Hamilton backs Colapinto as Alpine hands him 2026 deal amid engine shift
Interlagos can be a brutal place for rumours. On Friday, Alpine finally swatted one aside: Franco Colapinto is staying put for 2026. And in a paddock that tends to judge quickly and forget slowly, Lewis Hamilton offered the kind of endorsement that cuts through the noise.
“I think he’s doing amazing,” Hamilton said, recalling a flight they shared earlier this year. “He’s a really lovely lad… with a lot of weight on his shoulders. It’s not easy when you come into Formula 1 when things are uncertain. I think he’s been doing a really great job, and he just needs to continue to do what he’s doing.”
Ferrari’s seven-time champion doesn’t hand out praise cheaply, and the subtext was clear: character counts, especially when the timing’s not kind. Colapinto’s timing hasn’t been.
The Argentine lit up his arrival with Williams last season, then was parachuted into Alpine from Imola onward to replace Jack Doohan. Since then, the scoreline has been harsh: no points in blue and pink, questions asked, patience tested. But the lap charts tell a slightly different story. As the season’s worn on, Colapinto has dragged himself nearer to Pierre Gasly — a grand prix winner and a sturdy yardstick for any teammate.
Alpine’s decision to keep him alongside Gasly for 2026 isn’t romantic. It’s rational. F1’s next rules reset brings new chassis philosophies and fresh engine architecture, and Alpine will no longer be the Renault works team. The Enstone squad will switch to Mercedes power for 2026, trading the responsibilities of an in-house programme for the realities of being a customer. That’s a lot of upheaval in one winter. Continuity behind the wheel suddenly looks like a strategic asset, not a luxury.
There’s also the market reality. Who was the obvious upgrade? Reserve driver Paul Aron’s junior résumé sparkles and he’s looked neat in FP1 cameos, but grand prix Sundays are a different animal. Colapinto has already lived through the stormiest part of the job: mid-season call-up, reset to a new team, and a car that hasn’t made points easy to find. He’s taken the bruises and kept edging closer.
And that Hamilton nod matters. The relationship between young drivers and their paddock elders can be distant; this one isn’t. The two shared a flight, shared some conversation, and Hamilton came away impressed by the person as much as the pace. Teams pay attention to that mix when the margins are thin and the pressure’s heavy.
None of this guarantees a soft landing.
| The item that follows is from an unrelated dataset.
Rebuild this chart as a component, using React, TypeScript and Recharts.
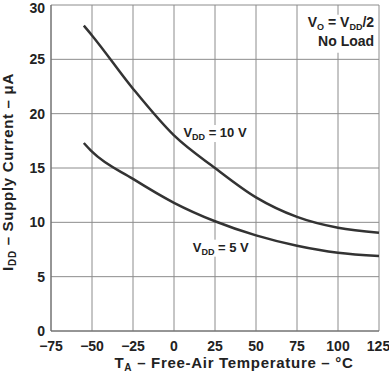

The early flyaways of 2026 will be sink or swim for plenty of drivers, and Colapinto’s margin for learning will be narrow. But Alpine’s bet isn’t wild. Give a motivated, steadily improving rookie a stable seat through a major reset. Let him adapt while the engineers wrestle a new chassis-PU package into something competitive. If he keeps trend-lining towards Gasly, the decision will age well.
It also tells you something about where Alpine sees value right now. With the engine badge changing and the technical slate half-wiped, the team is prioritising cohesion and known quantities over another reset for the sake of it. That’s sensible. Enstone has done its best work historically when it can build quietly and iterate, not when it’s shuffling the deck every six months.
Colapinto doesn’t need a miracle to vindicate the faith. He needs clean weekends, a car that behaves the same way twice, and the kind of baseline performance that turns twelfth into tenth when the chaos kicks off. The rest — the highlights, the headlines — tend to follow.
As for Hamilton, his appraisal lands like a small vote of confidence from the sport’s toughest jury. You can hear the subtext: the kid’s got the temperament, and that’s half the battle. In a season where the scoreboard hasn’t been kind, that might be the backing Colapinto needed most.